» **WHAT NEEDS TO BE DONE**
Give back the full listing verbatim, apart from its images.

» **GIVEN MATERIAL**
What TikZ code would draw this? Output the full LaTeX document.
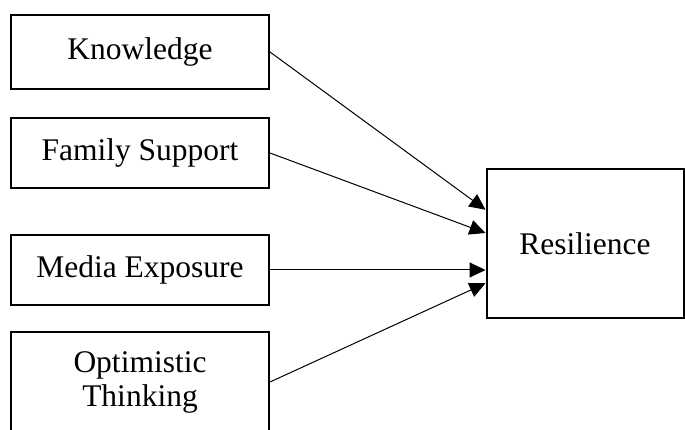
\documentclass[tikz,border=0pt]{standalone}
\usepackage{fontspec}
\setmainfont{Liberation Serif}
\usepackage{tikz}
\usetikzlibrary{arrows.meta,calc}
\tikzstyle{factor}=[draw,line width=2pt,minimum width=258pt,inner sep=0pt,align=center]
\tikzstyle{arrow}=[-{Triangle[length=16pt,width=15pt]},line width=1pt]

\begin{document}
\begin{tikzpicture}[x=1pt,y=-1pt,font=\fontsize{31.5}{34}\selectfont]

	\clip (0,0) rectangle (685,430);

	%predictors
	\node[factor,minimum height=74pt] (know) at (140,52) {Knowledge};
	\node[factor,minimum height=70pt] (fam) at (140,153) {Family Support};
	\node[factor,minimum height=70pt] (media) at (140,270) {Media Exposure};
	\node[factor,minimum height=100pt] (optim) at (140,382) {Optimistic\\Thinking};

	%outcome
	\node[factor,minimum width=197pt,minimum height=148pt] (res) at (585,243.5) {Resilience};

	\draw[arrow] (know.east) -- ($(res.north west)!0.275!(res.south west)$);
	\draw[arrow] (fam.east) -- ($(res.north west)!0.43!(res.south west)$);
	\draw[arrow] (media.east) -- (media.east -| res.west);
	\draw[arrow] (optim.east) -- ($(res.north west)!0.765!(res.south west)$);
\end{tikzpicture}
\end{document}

» **RESULT**
What TikZ code would draw this? Output the full LaTeX document.
\documentclass[tikz,border=0pt]{standalone}
\usepackage{fontspec}
\setmainfont{Liberation Serif}
\usepackage{tikz}
\usetikzlibrary{arrows.meta,calc}
\tikzstyle{factor}=[draw,line width=2pt,minimum width=258pt,inner sep=0pt,align=center]
\tikzstyle{arrow}=[-{Triangle[length=16pt,width=15pt]},line width=1pt]

\begin{document}
\begin{tikzpicture}[x=1pt,y=-1pt,font=\fontsize{31.5}{34}\selectfont]

	\clip (0,0) rectangle (685,430);

	%predictors
	\node[factor,minimum height=74pt] (know) at (140,52) {Knowledge};
	\node[factor,minimum height=70pt] (fam) at (140,153) {Family Support};
	\node[factor,minimum height=70pt] (media) at (140,270) {Media Exposure};
	\node[factor,minimum height=100pt] (optim) at (140,382) {Optimistic\\Thinking};

	%outcome
	\node[factor,minimum width=197pt,minimum height=148pt] (res) at (585,243.5) {Resilience};

	\draw[arrow] (know.east) -- ($(res.north west)!0.275!(res.south west)$);
	\draw[arrow] (fam.east) -- ($(res.north west)!0.43!(res.south west)$);
	\draw[arrow] (media.east) -- (media.east -| res.west);
	\draw[arrow] (optim.east) -- ($(res.north west)!0.765!(res.south west)$);
\end{tikzpicture}
\end{document}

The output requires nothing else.